Los hombres (casi siempre son hombres) deben llegar antes de las 6:10 de la mañana para participar en un sorteo diario por los trabajos. En un sábado soleado de verano un flujo constante de residentes se acerca en auto al carril donde se recoge a los trabajadores. Una mujer en un BMW quiere que le instalen un espejo. Un contratista de un edificio necesita ayuda para empapelar una pared. Todos deben tratar con un gerente, José Peres, un hombre bajo y corpulento, con el que se acuerda la paga antes de llamar al trabajador. Bajo pena de expulsión, nadie corre al encuentro de los autos. En un día típico llegan 30 jornaleros, y casi todos encuentran algún trabajo.

Jorge García, mexicano de 47 años, era empleado de mantenimiento de un hotel, pero el salario mínimo no le alcanzaba para subsistir. Algunas personas creen que no pagamos impuestos, pero la mayoría sí lo hacemos, dice. Él paga como evidencia de buena conducta para el caso de una futura amnistía migratoria. Las autoridades fiscales emiten un número de contribuyente individual (ITIN, por sus siglas en inglés) a los trabajadores sin estatus legal. Como muchos migrantes, Jorge envía dinero a casa, hasta 200 dólares por semana, para que sus dos hijas vayan a la universidad. Hace diez años que no las ve, excepto por Skype.
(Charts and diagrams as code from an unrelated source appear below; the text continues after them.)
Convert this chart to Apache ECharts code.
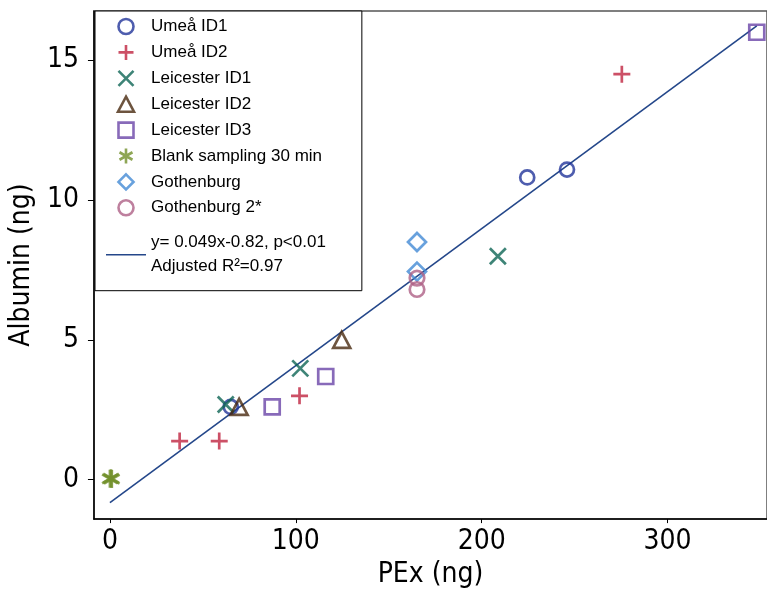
<!DOCTYPE html>
<html>
<head>
<meta charset="utf-8">
<script src="https://cdn.jsdelivr.net/npm/echarts@6/dist/echarts.min.js"></script>
<style>
html,body{margin:0;padding:0;background:#fff;}
#chart{width:767px;height:594px;}
</style>
</head>
<body>
<div id="chart"></div>
<script>
// ---- data ----
var seriesNames = ['Umeå ID1','Umeå ID2','Leicester ID1','Leicester ID2','Leicester ID3','Blank sampling 30 min','Gothenburg','Gothenburg 2*'];
var umeaID1 = [[224.5,10.81],[245.9,11.09],[65,2.6]];
var umeaID2 = [[37.5,1.38],[58.8,1.38],[102,3.0],[275.4,14.5]];
var leicID1 = [[62.3,2.69],[102.4,3.98],[208.7,7.99]];
var leicID2 = [[69.5,2.6],[124.7,5.0]];
var leicID3 = [[87.3,2.6],[116.1,3.69],[348,16.0]];
var blank = [[0,0.03],[0.6,0.05],[1.0,0.02]];
var goth = [[165.2,8.5],[165.2,7.44]];
var goth2 = [[165.2,7.21],[165.2,6.8]];
var fitX = [0, 348];
var fitY = [-0.82, 16.23];
var fitLabel = ['y= 0.049x-0.82, p<0.01','Adjusted R²=0.97'];
var xTicks = [0,100,200,300];
var yTicks = [0,5,10,15];

var NARROW = "'Liberation Sans Narrow','DejaVu Sans Condensed','Liberation Sans',Arial,sans-serif";
var colors = ['#22349a','#bf2440','#0e6555','#48290f','#6a45a8','#72902a','#4289d4','#ae6086'];
var FITCOLOR = '#24478a';
var CIRCLE = 'path://M5,0A5,5,0,1,1,5,10A5,5,0,1,1,5,0Z';
var PLUS = 'path://M5,0L5,10M0,5L10,5';
var CROSS = 'path://M0,0L10,10M10,0L0,10';
var TRI = 'path://M5,0L10,9.4L0,9.4Z';
var SQUARE = 'path://M0,0L10,0L10,10L0,10Z';
var STAR = 'path://M5,0L5,10M0.67,2.5L9.33,7.5M9.33,2.5L0.67,7.5';
var DIAMOND = 'path://M5,0L10,5L5,10L0,5Z';
var LINEICON = 'path://M0,0L40,0L40,1.6L0,1.6Z';
var symbols = [CIRCLE, PLUS, CROSS, TRI, SQUARE, STAR, DIAMOND, CIRCLE];
var sizes = [14, 17, 16, 17, 15, 18, 18, 14.5];
var allData = [umeaID1, umeaID2, leicID1, leicID2, leicID3, blank, goth, goth2];

var series = seriesNames.map(function(n,i){
  return {
    name: n, type: 'scatter', data: allData[i],
    symbol: symbols[i], symbolSize: sizes[i], symbolKeepAspect: true,
    itemStyle: {color: 'rgba(0,0,0,0)', borderColor: colors[i], borderWidth: 2.7},
    emphasis: {disabled: true}, z: 3
  };
});
series.push({
  name: 'fit', type: 'line', data: fitX.map(function(x,i){return [x, fitY[i]];}),
  symbol: 'none', showSymbol: false, lineStyle: {color: FITCOLOR, width: 1.6}, itemStyle:{color: FITCOLOR},
  emphasis: {disabled: true}, z: 2
});

var legendData = seriesNames.map(function(n,i){
  return {name: n, icon: symbols[i], itemStyle: {color: 'rgba(0,0,0,0)', borderColor: colors[i], borderWidth: 2.6}};
});
legendData.push({name: 'fit', icon: LINEICON, itemStyle:{color: FITCOLOR, borderWidth: 0}});

var chart = echarts.init(document.getElementById('chart'), null, {renderer: 'canvas'});
chart.setOption({
  animation: false,
  grid: {left: 91, right: -2, top: 11, bottom: 66, show: true, borderColor: '#555', borderWidth: 1.5, backgroundColor: 'rgba(0,0,0,0)'},
  xAxis: {
    type: 'value', min: -8.6, max: 353.5,
    name: 'PEx (ng)', nameLocation: 'middle', nameGap: 37,
    nameTextStyle: {fontFamily: NARROW, fontSize: 28, color: '#000'},
    axisLine: {show: true, onZero: false, lineStyle: {color: '#000', width: 1.5}},
    axisTick: {show: true, length: 4, customValues: xTicks, lineStyle: {color: '#000', width: 1}},
    axisLabel: {customValues: xTicks, margin: 9, fontFamily: NARROW, fontSize: 28, color: '#000'},
    splitLine: {show: false}
  },
  yAxis: {
    type: 'value', min: -1.41, max: 16.76,
    name: 'Albumin (ng)', nameLocation: 'middle', nameGap: 53, nameRotate: 90,
    nameTextStyle: {fontFamily: NARROW, fontSize: 28, color: '#000'},
    axisLine: {show: true, onZero: false, lineStyle: {color: '#000', width: 1.5}},
    axisTick: {show: true, length: 6, customValues: yTicks, lineStyle: {color: '#000', width: 1}},
    axisLabel: {customValues: yTicks, margin: 15, fontFamily: NARROW, fontSize: 28, color: '#000'},
    splitLine: {show: false}
  },
  legend: {
    orient: 'vertical', left: 95, top: 11,
    padding: [3.5, 36, 3, 11],
    itemWidth: 40, itemHeight: 15, itemGap: 1.9,
    symbolKeepAspect: true,
    backgroundColor: '#fff', borderColor: '#000', borderWidth: 1,
    textStyle: {fontFamily: 'Liberation Sans', fontSize: 17, lineHeight: 24, color: '#000',
      rich: {
        a: {fontFamily: 'Liberation Sans', fontSize: 17, lineHeight: 24, color: '#000'},
        sp: {fontSize: 6, lineHeight: 9}
      }
    },
    itemTextGap: 8,
    selectedMode: false,
    data: legendData,
    formatter: function(name){
      if (name === 'fit') return '{sp| }\n{a|' + fitLabel[0] + '}\n{a|' + fitLabel[1] + '}\n{sp| }';
      return name;
    }
  },
  series: series
});
</script>
</body>
</html>
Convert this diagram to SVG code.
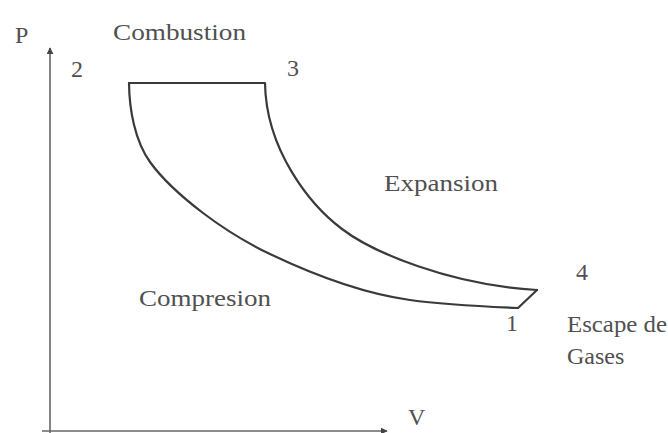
<svg xmlns="http://www.w3.org/2000/svg" width="668" height="433" viewBox="0 0 668 433">
<style>
.lbl{font-family:"Liberation Serif","Times New Roman",serif;font-size:24px;fill:#505050}
.cyc{fill:none;stroke:#3a3a3a;stroke-width:2.2;stroke-linejoin:round;stroke-linecap:round}
.ax{stroke:#666;stroke-width:1.6;fill:none}
</style>
<defs>
<marker id="ah" viewBox="0 0 10 10" refX="9" refY="5" markerWidth="7" markerHeight="7" markerUnits="userSpaceOnUse" orient="auto">
<path d="M0,0 L10,5 L0,10 z" fill="#444"/>
</marker>
</defs>
<rect width="668" height="433" fill="#fff"/>
<g id="axes">
<line class="ax" x1="50" y1="433" x2="50" y2="48" marker-end="url(#ah)"/>
<line class="ax" x1="42" y1="431" x2="387" y2="431" marker-end="url(#ah)"/>
</g>
<g id="cycle">
<path id="compression" class="cyc" d="M129,83 C129.3,110 135,141 150,162 C164,181.5 184,198.5 203,213 C224,229 247,243 270,254 C314,275 362,293.3 410,300 C446,305 482,306.5 518,308 L537,290"/>
<path id="expansion" class="cyc" d="M129,83 L265,83 C266,150 310,205 342,229 C372,252 450,285 537,290"/>
</g>
<g id="labels">
<text class="lbl" x="15" y="43">P</text>
<text class="lbl" x="113" y="40" textLength="133" lengthAdjust="spacingAndGlyphs">Combustion</text>
<text class="lbl" x="71" y="77">2</text>
<text class="lbl" x="287" y="76">3</text>
<text class="lbl" x="384" y="191" textLength="114" lengthAdjust="spacingAndGlyphs">Expansion</text>
<text class="lbl" x="576" y="280">4</text>
<text class="lbl" x="139" y="306" textLength="132" lengthAdjust="spacingAndGlyphs">Compresion</text>
<text class="lbl" x="506" y="331">1</text>
<text class="lbl" x="567" y="332" textLength="100" lengthAdjust="spacingAndGlyphs">Escape de</text>
<text class="lbl" x="567" y="364">Gases</text>
<text class="lbl" x="408" y="425">V</text>
</g>
</svg>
Dos centros similares cerraron en años recientes, enviando a los jornaleros a las esquinas, a causa de reportes de juegos de apuesta y peleas. A las ciudades que financiaban los centros les pareció que resultaban muy caros, refiere Margaret Pontius, de Catholic Charities, quien percibe un clima de no los quiero en mi patio trasero. “Los residentes se irritan porque esa ‘gente terrible’ está en su vecindario”, comenta. Pero el centro de Burbank florece porque se sabe que es ordenado. En un país donde millones viven en las sombras, tales dilemas abundan.